The reality is more complicated. Chinese companies operating overseas are acutely aware that a single mistake can be amplified into a judgment on the entire country. As a result, many export not only capital, but also advanced environmental technologies developed at home. They are often eager—sometimes anxious—to prove their commitment to green development, knowing that reputational damage travels faster than any shipment of goods.
Their approach to human rights tends to place development at the center. Jobs, infrastructure, technology, and income matter, especially in places long excluded from the benefits of industrialization. In many cases, corporate standards meet or exceed those in Europe and the United States—not because they are forced to, but because falling short has become untenable.
Why, then, the persistent accusations? Part of the answer lies in economic interest. Western companies were the first to industrialize in the developing world, often leaving behind pollution and unresolved social harm.

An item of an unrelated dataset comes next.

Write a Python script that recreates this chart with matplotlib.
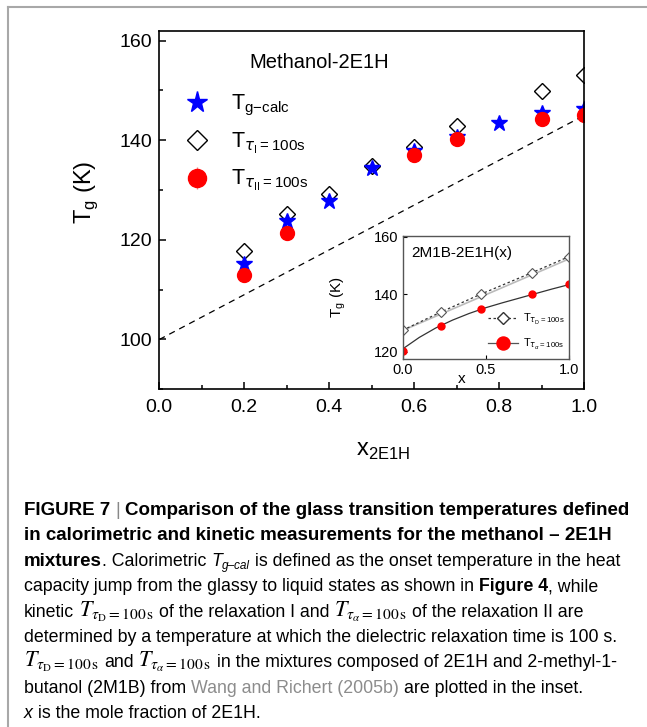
import matplotlib
matplotlib.use("Agg")
import matplotlib.pyplot as plt
from matplotlib.lines import Line2D
from matplotlib.ticker import MultipleLocator

plt.rcParams['font.family'] = ['Liberation Sans', 'DejaVu Sans']

# methanol - 2E1H mixtures
x_calc = [0.2, 0.3, 0.4, 0.5, 0.6, 0.7, 0.8, 0.9, 1.0]
tg_calc = [115.1, 123.8, 127.8, 134.4, 137.8, 140.7, 143.5, 145.4, 146.3]
x_tau1 = [0.2, 0.3, 0.4, 0.5, 0.6, 0.7, 0.9, 1.0]
tg_tau1 = [117.8, 125.1, 129.3, 134.9, 138.7, 142.8, 149.9, 153.2]
x_tau2 = [0.2, 0.3, 0.6, 0.7, 0.9, 1.0]
tg_tau2 = [113.0, 121.3, 137.1, 140.3, 144.3, 145.0]
tg_tau2_err = [1.3, 0.8, 0.3, 0.3, 0.3, 0.3]
ideal_x = [0.0, 1.0]
ideal_tg = [100.0, 145.0]

# 2M1B - 2E1H(x) inset
ins_x = [0.0, 0.23, 0.47, 0.78, 1.0]
ins_tg_d = [127.5, 133.8, 140.0, 147.5, 153.0]
ins_tg_a = [120.2, 129.1, 134.7, 140.0, 143.5]
fit_x = [0.0, 0.1, 0.2, 0.3, 0.4, 0.5, 0.6, 0.7, 0.8, 0.9, 1.0]
fit_a = [121.0, 125.0, 128.3, 131.0, 133.3, 135.3, 137.0, 138.6, 140.2, 141.8, 143.3]
lin_x = [0.0, 1.0]
lin_d = [127.4, 152.2]

W, H = 647, 727
fig = plt.figure(figsize=(W / 100, H / 100), dpi=100)

ax = fig.add_axes([159.3 / W, 1 - 389.3 / H, 425 / W, 358.6 / H])
ax.plot(ideal_x, ideal_tg, color='k', lw=0.9, ls=(0, (5, 4)))
h_tau1, = ax.plot(x_tau1, tg_tau1, 'D', ms=8, mfc='white', mec='k', mew=1.0)
h_tau2 = ax.errorbar(x_tau2, tg_tau2, yerr=tg_tau2_err, fmt='o', ms=10,
                     color='red', ecolor='#f08080', elinewidth=1, capsize=0)
h_calc, = ax.plot(x_calc, tg_calc, '*', ms=12, color='blue')

ax.set_xlim(0, 1)
ax.set_ylim(90, 162)
ax.xaxis.set_major_locator(MultipleLocator(0.2))
ax.xaxis.set_minor_locator(MultipleLocator(0.1))
ax.yaxis.set_major_locator(MultipleLocator(20))
ax.yaxis.set_minor_locator(MultipleLocator(10))
ax.tick_params(which='both', direction='in', top=False, right=False,
               labelsize=14, width=1.1)
ax.tick_params(which='major', length=5)
ax.tick_params(which='minor', length=3)
ax.tick_params(axis='x', pad=7)
ax.tick_params(axis='y', pad=5)
for s in ax.spines.values():
    s.set_linewidth(1.2)

ax.set_ylabel(r'T$_\mathregular{g}$ (K)', fontsize=17)
ax.yaxis.set_label_coords(-0.14, 0.55)
ax.set_xlabel(r'x$_\mathregular{2E1H}$', fontsize=17)
ax.xaxis.set_label_coords(0.526, -0.141)
ax.text(0.211, 0.91, 'Methanol-2E1H', transform=ax.transAxes,
        fontsize=14.5, va='center')

ax.legend([h_calc, h_tau1, h_tau2],
          [r'T$_{\mathregular{g{-}calc}}$',
           r'T$_{\tau_{\mathregular{I}}\mathregular{{=}100s}}$',
           r'T$_{\tau_{\mathregular{II}}\mathregular{{=}100s}}$'],
          loc='upper left', bbox_to_anchor=(0.058, 0.826), frameon=False,
          fontsize=15.5, markerscale=1.3, borderpad=0, borderaxespad=0,
          handlelength=1.2, handletextpad=1.0, labelspacing=0.58)

# inset
axi = fig.add_axes([402.7 / W, 1 - 359.3 / H, 166 / W, 123.6 / H])
axi.plot(lin_x, lin_d, color='#bbbbbb', lw=1.2)
axi.plot(ins_x, ins_tg_d, color='#333333', lw=0.9, ls=(0, (2, 2)),
         marker='D', ms=5, mfc='white', mec='#555555', mew=0.8)
axi.plot(fit_x, fit_a, color='#333333', lw=0.9)
axi.plot(ins_x, ins_tg_a, 'o', ms=5, color='red', ls='none')
axi.set_xlim(0, 1)
axi.set_ylim(117.4, 160.3)
axi.set_xticks([0.0, 0.5, 1.0])
axi.set_yticks([120, 140, 160])
axi.tick_params(direction='in', top=False, right=False, labelsize=10.5,
                length=3, pad=3)
for s in axi.spines.values():
    s.set_color('#555555')
    s.set_linewidth(1.0)
axi.set_ylabel(r'T$_\mathregular{g}$ (K)', fontsize=11)
axi.yaxis.set_label_coords(-0.33, 0.5)
axi.set_xlabel('x', fontsize=11)
axi.xaxis.set_label_coords(0.357, -0.1)
axi.text(0.054, 0.86, '2M1B-2E1H(x)', transform=axi.transAxes,
         fontsize=11, va='center')
hd = Line2D([], [], color='#333333', lw=0.9, ls=(0, (2, 2)), marker='D',
            ms=6.6, mfc='white', mec='#333333', mew=1.0)
ha = Line2D([], [], color='#555555', lw=0.9, marker='o', ms=9.4,
            mfc='red', mec='red')
axi.legend([hd, ha],
           [r'T$_{\tau_{\mathregular{D}}\mathregular{{=}100s}}$',
            r'T$_{\tau_{\alpha}\mathregular{{=}100s}}$'],
           loc='lower right', bbox_to_anchor=(1.0, 0.035), frameon=False,
           fontsize=8, borderpad=0.3, borderaxespad=0, handlelength=2.7,
           handletextpad=0.5, labelspacing=0.9)

# page frame
fig.add_artist(Line2D([8 / W, 8 / W], [0, 1 - 7 / H], transform=fig.transFigure,
                      color='#a8a8a8', lw=1.5))
fig.add_artist(Line2D([8 / W, 1], [1 - 7 / H, 1 - 7 / H],
                      transform=fig.transFigure, color='#a8a8a8', lw=1.5))

# caption
FB = 13.5
FS = 12.8
B = dict(fontweight='bold', fontsize=FB)
BS = dict(fontweight='bold', fontsize=FS)
N = dict(fontsize=FS)
I = dict(fontsize=FS, style='italic')
SUB = dict(fontsize=8.5, style='italic', dy=3)
LINK = dict(fontsize=FS, color='#8c8c8c')
BAR = dict(fontsize=FB, color='#888888')
M = dict(fontsize=16, math_fontfamily='stix')
TD = r'$T_{\tau_{\mathrm{D}}=100\,\mathrm{s}}$'
TA = r'$T_{\tau_{\alpha}=100\,\mathrm{s}}$'

caption = [
    [("FIGURE 7 ", B), ("| ", BAR),
     ("Comparison of the glass transition temperatures defined", B)],
    [("in calorimetric and kinetic measurements for the methanol \u2013 2E1H", B)],
    [("mixtures", B), (". Calorimetric ", N), ("T", I), ("g\u2013cal", SUB),
     (" is defined as the onset temperature in the heat", N)],
    [("capacity jump from the glassy to liquid states as shown in ", N),
     ("Figure 4", BS), (", while", N)],
    [("kinetic ", N), (TD, M), (" of the relaxation I and ", N), (TA, M),
     (" of the relaxation II are", N)],
    [("determined by a temperature at which the dielectric relaxation time is 100 s.", N)],
    [(TD, M), (" and ", N), (TA, M),
     (" in the mixtures composed of 2E1H and 2-methyl-1-", N)],
    [("butanol (2M1B) from ", N), ("Wang and Richert (2005b)", LINK),
     (" are plotted in the inset.", N)],
    [("x", I), (" is the mole fraction of 2E1H.", N)],
]

renderer = fig.canvas.get_renderer()
t1 = fig.text(0, 0, 'a a', fontsize=FS)
t2 = fig.text(0, 0, 'aa', fontsize=FS)
space_w = t1.get_window_extent(renderer).width - t2.get_window_extent(renderer).width
t1.remove()
t2.remove()


def caption_line(y_px, parts):
    x = 24.0
    for s, style in parts:
        kw = dict(style)
        dy = kw.pop('dy', 0)
        if s.startswith(' '):
            x += space_w
        t = fig.text(x / W, 1 - (y_px + dy) / H, s.strip(), ha='left',
                     va='baseline', **kw)
        x += t.get_window_extent(renderer).width
        if s.endswith(' '):
            x += space_w


for i, parts in enumerate(caption):
    caption_line(515 + 25.4 * i, parts)

fig.savefig('out.png', dpi=100)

When they prospered, they rarely repaired the damage. Instead, they helped establish increasingly high thresholds for entry—some necessary, others conveniently restrictive. As Chinese firms reach and sometimes surpass these standards, exclusion becomes harder. What remains is narrative warfare: allegations and campaigns that slow projects through public pressure rather than regulation. For host countries, this is not protection—it is paralysis.
There is also the matter of scrutiny. Chinese companies are examined under a magnifying glass. Routine problems—temporary road closures, maintenance disruptions, construction delays—are framed as evidence of systemic failure. What would be considered ordinary elsewhere becomes, in this context, a question of national character.
Finally, geopolitics intrudes. Strategic competition seeps into factory floors and construction sites. Investment is reframed as “new colonialism,” and cooperation as a hidden agenda. These terms travel easily across headlines, even when they obscure more than they reveal. They say less about the factories themselves than about a world struggling to adjust to shifting economic power.
The factories, meanwhile, continue operating. Workers clock in and out. Air and water are tested. Hillsides turn green. What lingers above them is not smoke, but suspicion—often manufactured far from the places it claims to defend.